▶ [INSTRUCTIONS FOR THE TASK] Return the whole listing, line for line, without the pictures in it.
***** PROVIDED MATERIAL
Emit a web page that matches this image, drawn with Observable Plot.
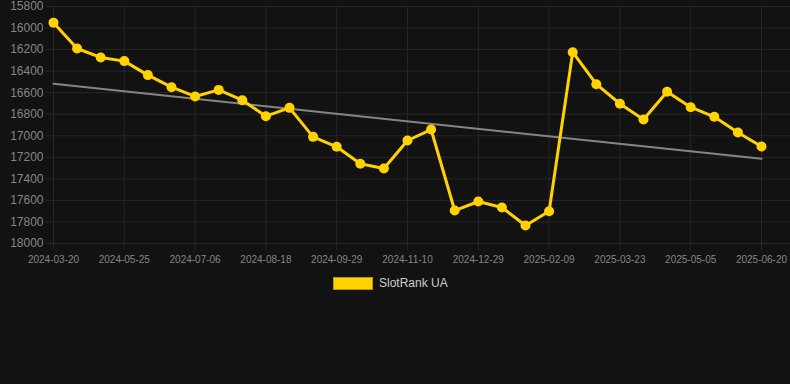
<!DOCTYPE html>
<html><head><meta charset="utf-8">
<script src="https://cdn.jsdelivr.net/npm/d3@7"></script>
<script src="https://cdn.jsdelivr.net/npm/@observablehq/plot@0.6"></script>
<style>
html,body{margin:0;padding:0;background:#121212;}
#chart{position:relative;width:790px;height:384px;font-family:"Liberation Sans",Arial,Helvetica,sans-serif;}
#chart svg g[aria-label="y-axis tick label"]{font-size:12px;}
#chart svg g[aria-label="x-axis tick label"]{font-size:10px;}
#legend{position:absolute;left:333px;top:277px;display:flex;align-items:center;font-size:12px;color:#cccccc;line-height:13px;}
#legend .sw{width:38px;height:11px;background:#FFD200;border:1px solid #b89600;margin-right:6px;}
</style></head><body>
<div id="chart"><div id="legend"><span class="sw"></span><span id="lname"></span></div></div>
<script>
const seriesName = "SlotRank UA";
const values = [15950, 16190, 16273, 16307, 16437, 16549, 16635, 16574, 16670, 16818, 16741,
  17010, 17102, 17260, 17304, 17044, 16942, 17694, 17610, 17666, 17833, 17700,
  16224, 16521, 16703, 16849, 16592, 16735, 16824, 16970, 17100];
const xTickLabels = ["2024-03-20", "2024-05-25", "2024-07-06", "2024-08-18", "2024-09-29",
  "2024-11-10", "2024-12-29", "2025-02-09", "2025-03-23", "2025-05-05", "2025-06-20"];
const yTicks = [15800, 16000, 16200, 16400, 16600, 16800, 17000, 17200, 17400, 17600, 17800, 18000];

const data = values.map((v, i) => ({i, v}));
const xTicks = xTickLabels.map((_, k) => k * 3);
const font = '"Liberation Sans",Arial,Helvetica,sans-serif';
const fmtX = i => xTickLabels[Math.round(i / 3)];
const fmtY = d => String(d);

const plot = Plot.plot({
  width: 790, height: 270,
  marginLeft: 46, marginRight: 0, marginTop: 6, marginBottom: 27,
  style: {background: "transparent", color: "#888888", fontFamily: font, fontSize: "12px"},
  x: {domain: [0, values.length - 1], insetLeft: 7, insetRight: 29},
  y: {domain: [15800, 18000], reverse: true},
  marks: [
    Plot.gridY(yTicks, {stroke: "#272727", strokeOpacity: 1}),
    Plot.gridX(xTicks, {stroke: "#272727", strokeOpacity: 1}),
    Plot.axisY(yTicks, {tickSize: 0, tickPadding: 3, fill: "#858585", label: null, tickFormat: fmtY}),
    Plot.axisX(xTicks, {tickSize: 7, tickPadding: 5, stroke: "#272727", fill: "#858585", label: null, tickFormat: fmtX}),
    Plot.linearRegressionY(data, {x: "i", y: "v", ci: 0, stroke: "#858585", strokeWidth: 2}),
    Plot.line(data, {x: "i", y: "v", stroke: "#FFD200", strokeWidth: 3}),
    Plot.dot(data, {x: "i", y: "v", r: 5, fill: "#FFD200"})
  ]
});
document.getElementById("chart").prepend(plot);
document.getElementById("lname").textContent = seriesName;
</script>
</body></html>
**********
▶ [FINISHED EXERCISE]
Emit a web page that matches this image, drawn with Observable Plot.
<!DOCTYPE html>
<html><head><meta charset="utf-8">
<script src="https://cdn.jsdelivr.net/npm/d3@7"></script>
<script src="https://cdn.jsdelivr.net/npm/@observablehq/plot@0.6"></script>
<style>
html,body{margin:0;padding:0;background:#121212;}
#chart{position:relative;width:790px;height:384px;font-family:"Liberation Sans",Arial,Helvetica,sans-serif;}
#chart svg g[aria-label="y-axis tick label"]{font-size:12px;}
#chart svg g[aria-label="x-axis tick label"]{font-size:10px;}
#legend{position:absolute;left:333px;top:277px;display:flex;align-items:center;font-size:12px;color:#cccccc;line-height:13px;}
#legend .sw{width:38px;height:11px;background:#FFD200;border:1px solid #b89600;margin-right:6px;}
</style></head><body>
<div id="chart"><div id="legend"><span class="sw"></span><span id="lname"></span></div></div>
<script>
const seriesName = "SlotRank UA";
const values = [15950, 16190, 16273, 16307, 16437, 16549, 16635, 16574, 16670, 16818, 16741,
  17010, 17102, 17260, 17304, 17044, 16942, 17694, 17610, 17666, 17833, 17700,
  16224, 16521, 16703, 16849, 16592, 16735, 16824, 16970, 17100];
const xTickLabels = ["2024-03-20", "2024-05-25", "2024-07-06", "2024-08-18", "2024-09-29",
  "2024-11-10", "2024-12-29", "2025-02-09", "2025-03-23", "2025-05-05", "2025-06-20"];
const yTicks = [15800, 16000, 16200, 16400, 16600, 16800, 17000, 17200, 17400, 17600, 17800, 18000];

const data = values.map((v, i) => ({i, v}));
const xTicks = xTickLabels.map((_, k) => k * 3);
const font = '"Liberation Sans",Arial,Helvetica,sans-serif';
const fmtX = i => xTickLabels[Math.round(i / 3)];
const fmtY = d => String(d);

const plot = Plot.plot({
  width: 790, height: 270,
  marginLeft: 46, marginRight: 0, marginTop: 6, marginBottom: 27,
  style: {background: "transparent", color: "#888888", fontFamily: font, fontSize: "12px"},
  x: {domain: [0, values.length - 1], insetLeft: 7, insetRight: 29},
  y: {domain: [15800, 18000], reverse: true},
  marks: [
    Plot.gridY(yTicks, {stroke: "#272727", strokeOpacity: 1}),
    Plot.gridX(xTicks, {stroke: "#272727", strokeOpacity: 1}),
    Plot.axisY(yTicks, {tickSize: 0, tickPadding: 3, fill: "#858585", label: null, tickFormat: fmtY}),
    Plot.axisX(xTicks, {tickSize: 7, tickPadding: 5, stroke: "#272727", fill: "#858585", label: null, tickFormat: fmtX}),
    Plot.linearRegressionY(data, {x: "i", y: "v", ci: 0, stroke: "#858585", strokeWidth: 2}),
    Plot.line(data, {x: "i", y: "v", stroke: "#FFD200", strokeWidth: 3}),
    Plot.dot(data, {x: "i", y: "v", r: 5, fill: "#FFD200"})
  ]
});
document.getElementById("chart").prepend(plot);
document.getElementById("lname").textContent = seriesName;
</script>
</body></html>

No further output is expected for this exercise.